There is a ten-calendar-day grace period after the maturity date to make any changes or to redeem the certificate. If you elect to redeem the certificate after the maturity date, interest will not be paid. Adding principal to the certificate after the maturity date and within the grace period will constitute redemption and cause the certificate to be issued using the current date. Compounded interest becomes principal and cannot be withdrawn without penalty.
For fixed rate certificates, the interest rate will be in effect until the maturity date. You may not make additional deposits into your account until maturity on fixed rate certificate options.

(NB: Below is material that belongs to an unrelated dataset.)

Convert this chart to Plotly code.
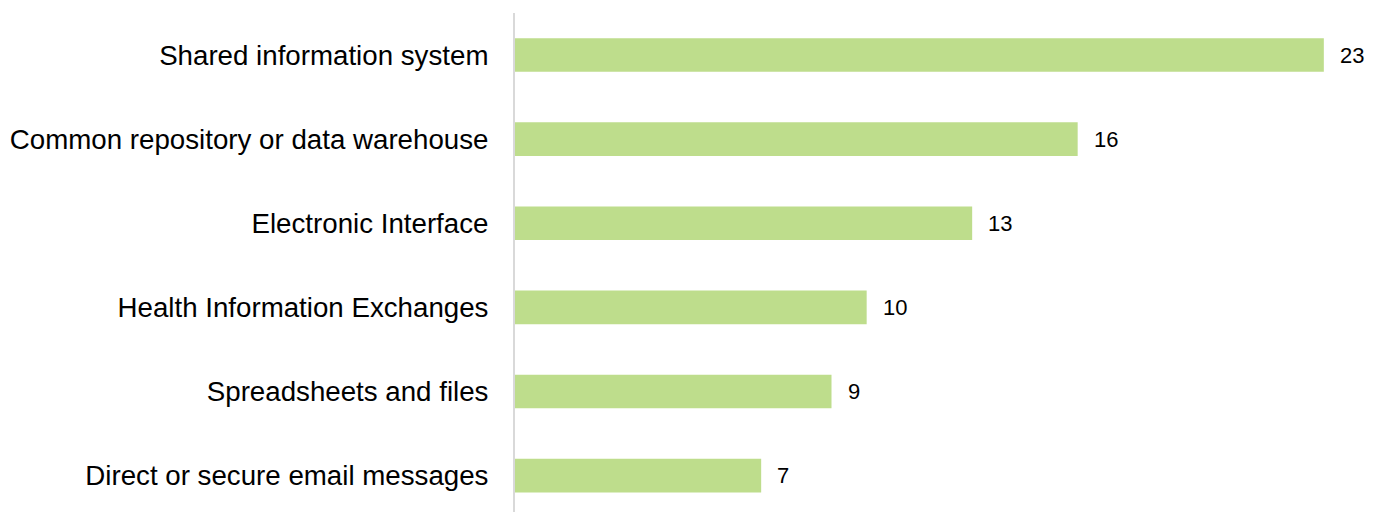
import plotly.graph_objects as go

# Data-sharing methods and their counts
categories = [
    "Shared information system",
    "Common repository or data warehouse",
    "Electronic Interface",
    "Health Information Exchanges",
    "Spreadsheets and files",
    "Direct or secure email messages",
]
counts = [23, 16, 13, 10, 9, 7]

BAR_COLOR = "#BEDD8C"

fig = go.Figure(
    go.Bar(
        x=counts,
        y=categories,
        orientation="h",
        marker=dict(color=BAR_COLOR, line=dict(width=0)),
        width=0.4,
        hoverinfo="x+y",
    )
)

# Value labels placed just past the end of each bar
for cat, val in zip(categories, counts):
    fig.add_annotation(
        x=val, y=cat, text=str(val),
        xanchor="left", yanchor="middle", xshift=14, showarrow=False,
        font=dict(family="Liberation Sans, Arial, sans-serif", size=22, color="#000000"),
    )

fig.update_layout(
    width=1381, height=512,
    margin=dict(l=515, r=22, t=13, b=0),
    plot_bgcolor="white", paper_bgcolor="white",
    showlegend=False,
    bargap=0.6,
    xaxis=dict(
        range=[0, 24], showgrid=False, zeroline=False,
        showticklabels=False, ticks="",
        showline=False,
    ),
    yaxis=dict(
        type="category",
        categoryorder="array", categoryarray=categories,
        range=[5.433, -0.5],
        showgrid=False, zeroline=False,
        showline=True, linecolor="#D9D9D9", linewidth=2,
        ticks="", ticklabelstandoff=19,
        tickfont=dict(family="Liberation Sans, Arial, sans-serif", size=27.7, color="#000000"),
    ),
)

fig.write_html("out.html")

The only available option that allows additional money to be added to a certificate is the IRA Variable Rate Certificate which offers a 1 year (365 day) term. The APY on all certificates except the 5, 6 and 7-year terms assume interest remains on deposit until maturity. A withdrawal will reduce earnings.

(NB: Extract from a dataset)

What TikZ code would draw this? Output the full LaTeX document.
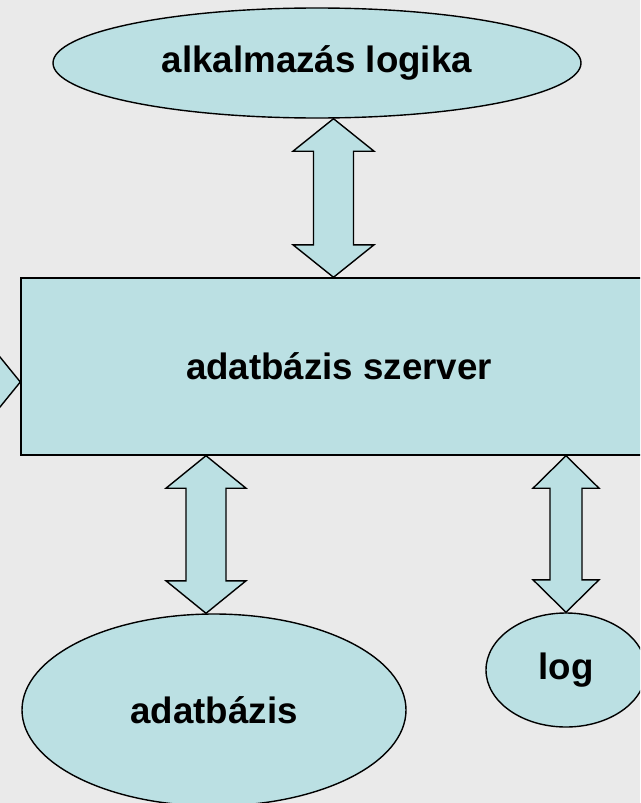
\documentclass[tikz,border=0pt]{standalone}
\usepackage{fontspec}
\setmainfont{Liberation Sans}
\usetikzlibrary{shapes.geometric,calc}
\definecolor{boxfill}{RGB}{187,224,227}
\definecolor{slidebg}{RGB}{234,234,234}

% vertical fat double arrow: x, upper anchor, lower anchor, head half width, shaft half width
\newcommand{\fatarrow}[5]{%
  \draw[fatarrow] let \p3=(#1,0), \p1=(#2), \p2=(#3) in
    (\x3,\y1) -- (\x3+#4pt,\y1-32.5pt) -- (\x3+#5pt,\y1-32.5pt) -- (\x3+#5pt,\y2+32.5pt)
    -- (\x3+#4pt,\y2+32.5pt) -- (\x3,\y2) -- (\x3-#4pt,\y2+32.5pt) -- (\x3-#5pt,\y2+32.5pt)
    -- (\x3-#5pt,\y1-32.5pt) -- (\x3-#4pt,\y1-32.5pt) -- cycle;}

\begin{document}
\begin{tikzpicture}
        [x=1pt, y=-1pt,
        blob/.style={ellipse, draw, line width=1.4pt, fill=boxfill, inner sep=0pt,
                     font=\fontsize{36.7}{44}\selectfont\bfseries},
        box/.style={rectangle, draw, line width=1.4pt, fill=boxfill, inner sep=0pt,
                    font=\fontsize{36.7}{44}\selectfont\bfseries},
        fatarrow/.style={draw, line width=1.4pt, fill=boxfill, line join=miter}]
        \useasboundingbox (0,0) rectangle (640,803);
        \clip (0,0) rectangle (640,803);
        \fill[slidebg] (0,0) rectangle (640,803);

        \node[blob, minimum width=528pt, minimum height=110pt] (logic) at (317,63) {alkalmazás logika};
        \node[box, minimum width=636pt, minimum height=177pt] (server) at (339,366.5) {adatbázis szerver};
        \node[blob, minimum width=384pt, minimum height=192pt] (db) at (214,710) {adatbázis};
        \node[blob, minimum width=160pt, minimum height=114pt] (log) at (566,670) {log};
        \coordinate (client) at (-140,382);

        \fatarrow{333.5}{logic.south}{server.north}{40.5}{20}
        \fatarrow{206}{server.south}{db.north}{40}{20}
        \fatarrow{566}{server.south}{log.north}{33}{16}
        % left one, mostly outside the slide
        \draw[fatarrow] let \p1=(client), \p2=(server.west) in
            (\x2,\y1) -- (\x2-32.5pt,\y1+40pt) -- (\x2-32.5pt,\y1+20pt) -- (\x1+32.5pt,\y1+20pt)
            -- (\x1+32.5pt,\y1+40pt) -- (\x1,\y1) -- (\x1+32.5pt,\y1-40pt) -- (\x1+32.5pt,\y1-20pt)
            -- (\x2-32.5pt,\y1-20pt) -- (\x2-32.5pt,\y1-40pt) -- cycle;
    \end{tikzpicture}
\end{document}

Early Withdrawal Penalties
You cannot withdraw any principal from this account before the maturity date shown on this form without our consent, and we will charge a penalty for early withdrawal. We can only consent to an early withdrawal at the time you request it.
For time deposits with an original scheduled maturity of less than six months, the penalty is 30 days interest on the amount withdrawn.
For time deposits with an original scheduled maturity of six months to one year, but not including one year, the penalty is 91 days interest on the amount withdrawn.
For time deposits with an original scheduled maturity of one year to five years, but not including five years, the penalty is 182 days interest on the amount withdrawn.
For time deposits with an original scheduled maturity of five years or more, no withdrawal is permitted.
We will use the nominal (simple interest) rate in effect to calculate the amount of the penalty. We will charge the penalty first against the interest remaining in the account at the time of the withdrawal, and any excess will be deducted from the amount you withdraw.
If you withdraw some of your funds before maturity and the balance remains more than the required balance to earn interest, the interest rate and the annual percentage yield for the remaining funds will remain the same. For any time the deposit account which requires a minimum initial deposit or a minimum balance, we reserve the right to treat any withdrawal which would reduce the balance remaining in the account below such minimum as a withdrawal of the account balance, and calculate the amount of the penalty accordingly. This right is in addition to any other conditions stated in the deposit agreement.
WE MUST CONSENT TO A REQUEST FOR EARLY WITHDRAWAL WITHOUT PENALTY IF ANY ACCOUNT OWNER DIES OR BECOMES INCOMPETENT.
WE MUST CONSENT TO A WITHDRAWAL REQUEST IF THIS IS AN IRA OR KEOGH ACCOUNT AND THE REQUEST IS MADE WITHIN SEVEN DAYS OF ESTABLISHING THE ACCOUNT. THE PENALTY IN SUCH CASE WILL BE ALL INTEREST EARNED ON THE AMOUNT WITHDRAWN.
WE ARE PERMITTED TO WAIVE THE PENALTY IF THIS IS AN IRA OR KEOGH ACCOUNT AND YOU ARE AT LEAST 59 1/2 YEARS OF AGE OR DISABLED AT THE TIME OF THE REQUEST.